思路：思路參考自https://blog.csdn.net/u013480600/article/details/25505697感謝大佬！！

因為棋盤4*4，所以我們直接把整個棋盤的16個棋子的狀態作為程式中BFS的一個狀態即可。我們把棋子從第一行到最後一行每個b看成一個二進位制的1，所以最終總共有1<<16個不同的狀態。

       令vis[1<<16]來判斷當前某個狀態是否已經出現(其實vis陣列可以不需要)，令dist[1<<16]來記錄從原始狀態到當前某個狀態的最小步數。

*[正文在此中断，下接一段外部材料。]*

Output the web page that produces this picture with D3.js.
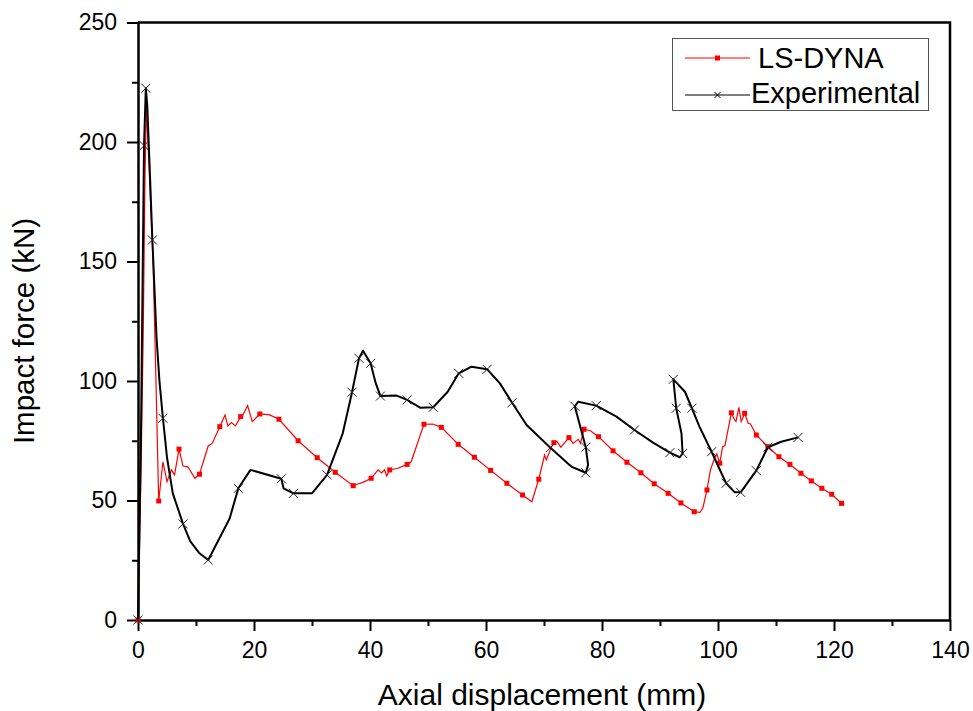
<!DOCTYPE html>
<html>
<head>
<meta charset="utf-8">
<script src="https://cdn.jsdelivr.net/npm/d3@7"></script>
<style>
  body { margin: 0; background: #fff; }
  svg text { font-family: "Liberation Sans", Arial, sans-serif; fill: #000; }
</style>
</head>
<body>
<div id="chart"></div>
<script>
// x (mm), y (kN), m = 1 where the curve carries a symbol
var dynaPts = [
  [0,0,1],[0.5,60,0],[0.9,120,0],[1.2,185,0],[1.45,214.8,0],[1.9,190,0],[2.6,150,0],[3.0,110,0],
  [3.57,49.8,1],[4.3,66.2,0],[5.0,57.9,0],[5.76,62.8,0],[6.3,60.7,0],[7.07,71.5,1],[7.76,64.4,0],
  [8.6,64.1,0],[9.8,59.3,0],[10.6,61.0,1],[12.1,72.8,0],[12.8,73.9,0],[14.1,80.9,1],[15.0,85.8,0],
  [15.5,81.2,0],[16.1,82.6,0],[16.8,81.2,0],[17.7,85.1,1],[18.1,85.8,0],[18.9,89.7,0],[19.7,83.0,0],
  [21.0,86.2,1],[22.7,85.8,0],[24.3,84.0,1],[27.6,75.0,1],[30.9,67.9,1],[34.0,61.8,1],[37.1,56.2,1],
  [37.9,56.9,0],[38.8,57.6,0],[40.2,59.3,1],[41.4,62.8,0],[42.0,61.5,0],[42.5,62.8,0],[42.9,60.3,0],
  [43.4,62.8,1],[44.8,63.5,0],[46.4,65.1,1],[47.1,66.2,0],[49.3,81.9,1],[50.8,82.0,0],[52.3,80.6,1],
  [54.2,76.0,0],[55.2,73.5,1],[58.0,68.1,1],[60.8,62.6,1],[63.6,57.2,1],[66.3,52.3,1],[67.9,49.5,0],
  [69.1,58.9,1],[70.1,69.0,0],[70.4,67.0,0],[71.3,72.5,0],[71.7,74.2,1],[72.2,74.8,0],[72.9,72.3,0],
  [74.3,76.3,1],[75.0,73.9,0],[75.9,75.6,0],[76.3,73.9,0],[76.9,79.8,1],[78.0,79.2,0],[79.4,76.7,1],
  [81.9,70.8,1],[84.3,66.0,1],[86.7,61.6,1],[89.0,57.0,1],[91.4,53.0,1],[93.6,49.0,1],[95.9,45.3,1],
  [96.9,45.0,0],[97.4,47.0,0],[98.1,54.4,1],[98.7,62.8,0],[99.4,67.7,0],[99.8,69.5,0],[100.3,65.6,1],
  [100.8,72.5,0],[101.2,73.0,0],[102.3,86.7,1],[102.8,84.0,0],[103.1,83.0,0],[103.6,89.0,0],
  [104.0,83.0,0],[104.6,86.5,1],[105.2,82.3,0],[105.6,82.0,0],[106.6,77.4,1],[108.6,72.5,1],
  [110.5,68.3,1],[112.4,65.1,1],[114.3,61.4,1],[116.1,58.2,1],[117.9,55.1,1],[119.6,52.6,1],
  [121.3,48.8,1],[121.8,48.5,0]
];

var expPts = [
  [0,0,1],[0.5,75,0],[1.04,198.5,1],[1.35,222.5,1],[1.6,215,0],[2.0,190,0],[2.48,159,1],[3.2,118,0],
  [3.7,100,0],[4.3,84.4,1],[5.0,68,0],[6.0,53,0],[7.76,40.2,1],[9.0,33,0],[10.6,27.9,0],[12.1,25.1,1],
  [14.0,34,0],[15.8,42.5,0],[17.3,55.1,1],[19.4,62.8,0],[24.7,59.1,1],[25.1,55.1,0],[26.8,53,1],
  [30.0,53,0],[32.6,60.7,1],[35.3,78.1,0],[36.9,95.3,1],[38.1,109.5,1],[38.8,112.7,0],[40.1,107.4,1],
  [41.0,99,0],[41.8,93.7,1],[44.6,93.9,0],[46.4,92.1,1],[48.7,88.8,0],[50.9,89,1],[53.4,95.5,0],
  [55.3,103.2,1],[57.5,106,0],[60.2,104.9,1],[62.4,99,0],[64.5,90.9,1],[67.0,81.6,0],[71.1,72.1,1],
  [74.7,64.2,0],[77.2,61.6,1],[77.6,64.9,0],[77.2,72.3,1],[75.3,89.5,1],[75.9,91.3,0],[79.0,89.7,1],
  [82.5,85.1,0],[85.6,79.5,1],[88.8,74.2,0],[91.7,70,1],[93.4,68.1,0],[93.9,69.7,1],[93.7,78.1,0],
  [92.8,88.6,1],[92.3,100.7,1],[94.3,95.5,0],[95.5,88.6,1],[96.8,80.9,0],[98.9,70.4,1],[100.2,63.5,0],
  [101.4,57.2,1],[102.9,53.4,0],[103.9,53.4,1],[106.6,62.5,1],[108.6,72.3,1],[110.9,74.6,0],[113.8,76.4,1]
];

var xTicks = [0, 20, 40, 60, 80, 100, 120, 140];
var yTicks = [0, 50, 100, 150, 200, 250];
var seriesNames = ["LS-DYNA", "Experimental"];

var W = 973, H = 711;
var x0 = 138, x1 = 950, y0 = 620, y1 = 22.5;

var svg = d3.select("#chart").append("svg")
            .attr("width", W).attr("height", H);

var x = d3.scaleLinear().domain([0, 140]).range([x0, x1]);
var y = d3.scaleLinear().domain([0, 250]).range([y0, y1]);

// minor ticks
var xMinor = d3.axisBottom(x).tickValues(d3.range(10, 140, 20)).tickSize(6).tickFormat("");
var yMinor = d3.axisLeft(y).tickValues(d3.range(25, 250, 50)).tickSize(6).tickFormat("");

svg.append("g").attr("transform", "translate(0," + y0 + ")").call(xMinor)
   .call(function(g){ g.select(".domain").remove(); });
svg.append("g").attr("transform", "translate(" + x0 + ",0)").call(yMinor)
   .call(function(g){ g.select(".domain").remove(); });

var xAxis = d3.axisBottom(x).tickValues(xTicks).tickSize(11).tickSizeOuter(0).tickPadding(11);
var yAxis = d3.axisLeft(y).tickValues(yTicks).tickSize(11).tickSizeOuter(0).tickPadding(10);

svg.append("g").attr("class", "xaxis").attr("transform", "translate(0," + y0 + ")").call(xAxis);
svg.append("g").attr("class", "yaxis").attr("transform", "translate(" + x0 + ",0)").call(yAxis);

svg.selectAll(".xaxis text, .yaxis text")
   .attr("font-size", "23px")
   .attr("font-family", "Liberation Sans, Arial, sans-serif");
svg.selectAll(".tick line").attr("stroke", "#000").attr("stroke-width", 2);
svg.selectAll(".domain").attr("stroke", "#000").attr("stroke-width", 2.5);

// top and right frame
svg.append("path")
   .attr("d", "M" + x0 + "," + y1 + "H" + x1 + "V" + y0)
   .attr("fill", "none").attr("stroke", "#000").attr("stroke-width", 2.5);

var line = d3.line().x(function(d){ return x(d[0]); }).y(function(d){ return y(d[1]); });

// LS-DYNA
svg.append("path").datum(dynaPts).attr("d", line)
   .attr("fill", "none").attr("stroke", "#ff0000").attr("stroke-width", 1.2);
svg.selectAll(".sq").data(dynaPts.filter(function(d){ return d[2]; }))
   .enter().append("rect").attr("class", "sq")
   .attr("x", function(d){ return x(d[0]) - 2.5; })
   .attr("y", function(d){ return y(d[1]) - 2.5; })
   .attr("width", 5).attr("height", 5).attr("fill", "#ff0000");

// Experimental
svg.append("path").datum(expPts).attr("d", line)
   .attr("fill", "none").attr("stroke", "#000").attr("stroke-width", 2)
   .attr("stroke-linejoin", "round");
var cross = "M-4.5,-4.5L4.5,4.5M-4.5,4.5L4.5,-4.5";
svg.selectAll(".cx").data(expPts.filter(function(d){ return d[2]; }))
   .enter().append("path").attr("class", "cx")
   .attr("transform", function(d){ return "translate(" + x(d[0]) + "," + y(d[1]) + ")"; })
   .attr("d", cross).attr("stroke", "#222").attr("stroke-width", 1).attr("fill", "none");

// axis titles
svg.append("text").attr("x", (x0 + x1) / 2 - 2).attr("y", 705)
   .attr("text-anchor", "middle").attr("font-size", "30px")
   .text("Axial displacement (mm)");
svg.append("text").attr("transform", "translate(34," + 331 + ") rotate(-90)")
   .attr("text-anchor", "middle").attr("font-size", "29.5px")
   .text("Impact force (kN)");

// legend
var lg = svg.append("g");
lg.append("rect").attr("x", 672.5).attr("y", 38.5).attr("width", 256).attr("height", 72)
  .attr("fill", "#fff").attr("stroke", "#555").attr("stroke-width", 1);
lg.append("line").attr("x1", 685).attr("x2", 750).attr("y1", 58).attr("y2", 58)
  .attr("stroke", "#ff0000").attr("stroke-width", 1.2);
lg.append("rect").attr("x", 715).attr("y", 55.5).attr("width", 5).attr("height", 5).attr("fill", "#ff0000");
lg.append("line").attr("x1", 685).attr("x2", 750).attr("y1", 95).attr("y2", 95)
  .attr("stroke", "#000").attr("stroke-width", 1.2);
lg.append("path").attr("transform", "translate(717.5,95)").attr("d", "M-3,-3L3,3M-3,3L3,-3")
  .attr("stroke", "#000").attr("stroke-width", 1);
lg.append("text").attr("x", 758).attr("y", 68).attr("font-size", "29px").text(seriesNames[0]);
lg.append("text").attr("x", 751).attr("y", 103).attr("font-size", "29px").text(seriesNames[1]);
</script>
</body>
</html>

        當要翻轉(i,j)格子的時候,那麼對應16位二進位制數中的i*4+j位二進位制位.(想想是不是).且(i,j)周圍的4個對應格子也會相應的翻轉,不過要注意(i,j)周圍的4個格子不一定有位置.可能(i,j)是邊界.

程式碼：

#include<iostream>
#include<cstring>
#include<string>
#include<cstdio>
#include<queue>
#include<algorithm>
using namespace std;
int vis[1<<16+1],dist[1<<16+1];
int dr[]={1,0,-1,0};
int dc[]={0,-1,0,1};

int BFS(int st)
{
    if(st==0||st+1==(1<<16)) return 0;
    queue<int> Q;
    vis[st]=1;
    dist[st]=0;
    Q.push(st);

    while(!Q.empty())
    {
        int s=Q.front();Q.pop();

        for(int i=0;i<16;i++)
        {
            int ns=s;
            int r=i/4,c=i%4;
            ns^=1<<i;

            for(int d=0;d<4;d++)
            {
                int nr=r+dr[d];
                int nc=c+dc[d];
                if(nr>=0&&nr<4&&nc>=0&&nc<4)
                    ns^=1<<(nr*4+nc);
            }
            if(ns==0 || ns+1==(1<<16)) return dist[s]+1;
            if(vis[ns]==0)
            {
                Q.push(ns);
                vis[ns]=1;
                dist[ns]=dist[s]+1;
            }
        }
    }
    return -1;
}

int main()
{
    char maze[5][5];
    for(int i=0;i<4;i++)
        scanf("%s",maze[i]);
    int st=0;
    for(int i=0;i<4;i++)
        for(int j=0;j<4;j++)
            if(maze[i][j]=='b')
                st=st|(1<<(i*4+j));

    int ans=BFS(st);
    if(ans==-1) printf("Impossible");
    else printf("%d",ans);
    return 0;
}